Everything from the first line of the data below through the line that contains "import plotly.graph_objects as go" should be written out exactly, please, and nothing more; the pictures stay out.

--- START OF Supplied information ---

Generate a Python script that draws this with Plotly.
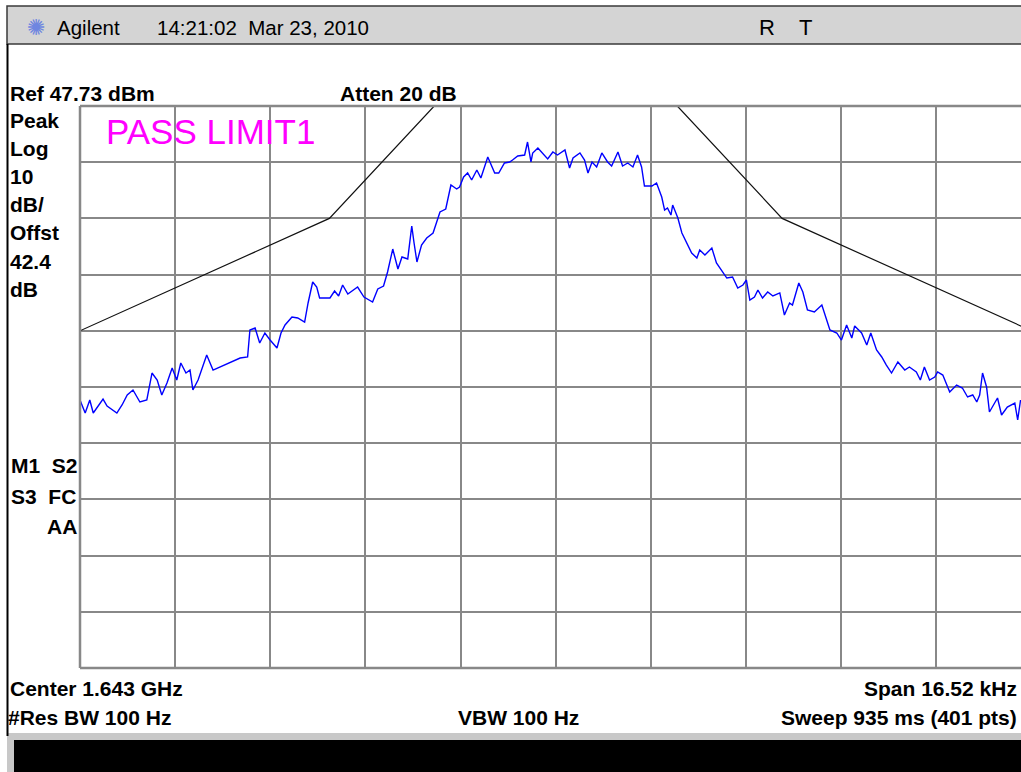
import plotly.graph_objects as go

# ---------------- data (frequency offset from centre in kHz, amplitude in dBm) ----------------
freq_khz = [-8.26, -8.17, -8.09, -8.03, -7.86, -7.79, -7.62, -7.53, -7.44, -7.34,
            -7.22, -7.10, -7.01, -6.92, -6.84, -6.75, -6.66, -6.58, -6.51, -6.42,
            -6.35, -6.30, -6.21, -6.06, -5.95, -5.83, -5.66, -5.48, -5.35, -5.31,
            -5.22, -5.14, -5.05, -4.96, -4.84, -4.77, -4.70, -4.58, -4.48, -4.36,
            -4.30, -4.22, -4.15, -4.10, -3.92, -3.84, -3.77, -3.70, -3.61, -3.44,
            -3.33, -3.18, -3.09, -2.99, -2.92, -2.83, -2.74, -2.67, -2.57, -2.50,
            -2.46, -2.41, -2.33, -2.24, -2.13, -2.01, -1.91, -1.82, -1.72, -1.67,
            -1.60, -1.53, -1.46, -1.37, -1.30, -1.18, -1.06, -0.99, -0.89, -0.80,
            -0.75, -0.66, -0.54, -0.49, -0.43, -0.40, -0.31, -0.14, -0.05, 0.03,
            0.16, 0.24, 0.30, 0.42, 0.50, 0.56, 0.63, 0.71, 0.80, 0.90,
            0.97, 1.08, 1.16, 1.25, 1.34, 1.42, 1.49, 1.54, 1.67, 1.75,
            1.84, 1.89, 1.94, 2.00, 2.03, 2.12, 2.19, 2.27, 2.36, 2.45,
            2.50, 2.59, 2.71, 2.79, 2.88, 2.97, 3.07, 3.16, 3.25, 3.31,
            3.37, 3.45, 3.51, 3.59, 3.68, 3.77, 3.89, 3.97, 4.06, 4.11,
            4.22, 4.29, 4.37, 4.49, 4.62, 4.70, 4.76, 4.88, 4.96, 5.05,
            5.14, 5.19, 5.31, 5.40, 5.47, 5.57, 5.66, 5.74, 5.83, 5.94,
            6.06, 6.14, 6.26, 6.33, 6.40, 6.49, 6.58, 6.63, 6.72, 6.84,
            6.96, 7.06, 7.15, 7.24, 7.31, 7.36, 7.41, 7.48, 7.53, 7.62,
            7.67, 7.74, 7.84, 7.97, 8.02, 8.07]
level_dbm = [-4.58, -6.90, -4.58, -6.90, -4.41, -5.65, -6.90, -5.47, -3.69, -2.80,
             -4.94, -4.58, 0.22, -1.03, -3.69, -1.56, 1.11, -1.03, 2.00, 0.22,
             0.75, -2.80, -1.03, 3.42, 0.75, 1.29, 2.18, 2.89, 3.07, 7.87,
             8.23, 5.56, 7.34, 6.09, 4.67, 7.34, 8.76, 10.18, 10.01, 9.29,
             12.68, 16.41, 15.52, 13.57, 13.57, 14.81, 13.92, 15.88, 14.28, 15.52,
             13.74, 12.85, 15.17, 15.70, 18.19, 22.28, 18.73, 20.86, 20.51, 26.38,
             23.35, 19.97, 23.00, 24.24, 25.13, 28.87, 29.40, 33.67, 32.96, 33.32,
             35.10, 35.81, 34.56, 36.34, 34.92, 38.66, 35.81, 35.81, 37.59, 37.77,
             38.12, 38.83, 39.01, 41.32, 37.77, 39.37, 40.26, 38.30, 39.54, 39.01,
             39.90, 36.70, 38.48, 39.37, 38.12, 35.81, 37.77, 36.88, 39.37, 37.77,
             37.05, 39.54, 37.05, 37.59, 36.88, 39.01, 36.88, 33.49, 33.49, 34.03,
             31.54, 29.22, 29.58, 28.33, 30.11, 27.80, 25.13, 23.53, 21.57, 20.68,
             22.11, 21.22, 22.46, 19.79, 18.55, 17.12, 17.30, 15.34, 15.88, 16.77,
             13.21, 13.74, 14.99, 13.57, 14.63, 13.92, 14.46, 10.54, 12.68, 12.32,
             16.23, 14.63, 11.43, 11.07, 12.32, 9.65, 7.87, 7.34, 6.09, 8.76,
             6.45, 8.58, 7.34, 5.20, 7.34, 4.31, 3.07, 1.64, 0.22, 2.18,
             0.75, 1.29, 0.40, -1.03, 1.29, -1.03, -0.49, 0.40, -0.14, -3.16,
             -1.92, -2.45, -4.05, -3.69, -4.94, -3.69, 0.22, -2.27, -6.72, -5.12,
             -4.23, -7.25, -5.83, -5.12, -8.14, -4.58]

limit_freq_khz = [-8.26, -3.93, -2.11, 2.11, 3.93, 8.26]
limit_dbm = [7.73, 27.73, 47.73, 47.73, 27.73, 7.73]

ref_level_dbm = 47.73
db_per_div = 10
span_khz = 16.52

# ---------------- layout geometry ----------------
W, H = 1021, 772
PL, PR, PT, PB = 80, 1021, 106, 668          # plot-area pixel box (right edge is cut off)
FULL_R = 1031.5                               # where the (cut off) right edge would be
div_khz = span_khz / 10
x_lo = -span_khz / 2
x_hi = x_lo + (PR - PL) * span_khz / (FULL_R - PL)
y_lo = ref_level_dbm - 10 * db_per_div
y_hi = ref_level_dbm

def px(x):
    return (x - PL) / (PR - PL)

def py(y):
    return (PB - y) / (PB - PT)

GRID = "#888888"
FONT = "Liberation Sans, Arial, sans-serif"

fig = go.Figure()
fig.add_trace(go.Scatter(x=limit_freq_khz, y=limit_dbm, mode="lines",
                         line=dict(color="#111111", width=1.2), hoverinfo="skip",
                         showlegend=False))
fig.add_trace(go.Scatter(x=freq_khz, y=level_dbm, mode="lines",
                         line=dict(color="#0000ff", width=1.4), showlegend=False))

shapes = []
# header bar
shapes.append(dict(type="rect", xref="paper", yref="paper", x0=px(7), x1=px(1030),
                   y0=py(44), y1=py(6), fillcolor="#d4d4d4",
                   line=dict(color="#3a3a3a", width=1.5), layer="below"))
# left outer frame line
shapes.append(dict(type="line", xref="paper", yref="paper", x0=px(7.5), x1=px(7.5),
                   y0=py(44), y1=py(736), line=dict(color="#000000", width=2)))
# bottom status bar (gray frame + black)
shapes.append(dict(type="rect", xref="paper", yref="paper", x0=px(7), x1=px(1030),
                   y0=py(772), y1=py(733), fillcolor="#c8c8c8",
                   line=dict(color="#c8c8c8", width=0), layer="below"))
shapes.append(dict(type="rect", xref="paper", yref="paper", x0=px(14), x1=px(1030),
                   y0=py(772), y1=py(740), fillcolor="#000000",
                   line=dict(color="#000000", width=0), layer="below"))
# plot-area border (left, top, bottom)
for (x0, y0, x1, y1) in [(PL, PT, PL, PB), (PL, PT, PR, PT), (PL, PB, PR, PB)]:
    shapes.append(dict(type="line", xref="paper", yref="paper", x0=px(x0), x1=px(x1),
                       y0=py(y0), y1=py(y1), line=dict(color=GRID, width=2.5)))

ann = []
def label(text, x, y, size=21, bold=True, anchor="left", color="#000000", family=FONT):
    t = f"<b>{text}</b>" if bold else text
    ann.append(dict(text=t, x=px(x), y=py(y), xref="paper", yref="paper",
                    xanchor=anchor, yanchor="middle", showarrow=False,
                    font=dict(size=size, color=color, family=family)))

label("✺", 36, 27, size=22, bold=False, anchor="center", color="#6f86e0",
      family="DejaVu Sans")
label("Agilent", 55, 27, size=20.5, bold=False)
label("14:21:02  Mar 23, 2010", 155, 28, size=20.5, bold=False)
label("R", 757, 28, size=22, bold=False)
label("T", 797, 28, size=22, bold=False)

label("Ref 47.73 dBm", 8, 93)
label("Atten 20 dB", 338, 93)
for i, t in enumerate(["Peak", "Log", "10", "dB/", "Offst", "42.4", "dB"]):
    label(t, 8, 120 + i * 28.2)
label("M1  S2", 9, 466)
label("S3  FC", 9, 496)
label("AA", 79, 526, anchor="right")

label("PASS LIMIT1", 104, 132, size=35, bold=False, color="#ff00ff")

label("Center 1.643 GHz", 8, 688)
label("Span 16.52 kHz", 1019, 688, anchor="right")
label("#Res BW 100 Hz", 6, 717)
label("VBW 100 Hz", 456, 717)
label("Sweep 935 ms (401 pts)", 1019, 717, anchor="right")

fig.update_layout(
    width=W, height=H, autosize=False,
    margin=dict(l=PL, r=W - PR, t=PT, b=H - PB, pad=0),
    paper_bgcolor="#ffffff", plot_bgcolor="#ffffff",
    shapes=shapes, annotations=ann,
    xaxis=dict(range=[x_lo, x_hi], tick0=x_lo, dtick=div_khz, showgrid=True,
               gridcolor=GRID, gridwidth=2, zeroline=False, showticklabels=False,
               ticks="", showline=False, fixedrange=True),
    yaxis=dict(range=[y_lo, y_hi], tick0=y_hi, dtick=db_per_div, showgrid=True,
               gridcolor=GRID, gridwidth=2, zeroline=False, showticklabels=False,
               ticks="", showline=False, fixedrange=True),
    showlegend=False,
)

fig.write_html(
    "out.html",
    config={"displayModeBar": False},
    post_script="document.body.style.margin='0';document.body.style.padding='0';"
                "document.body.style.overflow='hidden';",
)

--- END OF Supplied information ---

Answer in full
Generate a Python script that draws this with Plotly.
import plotly.graph_objects as go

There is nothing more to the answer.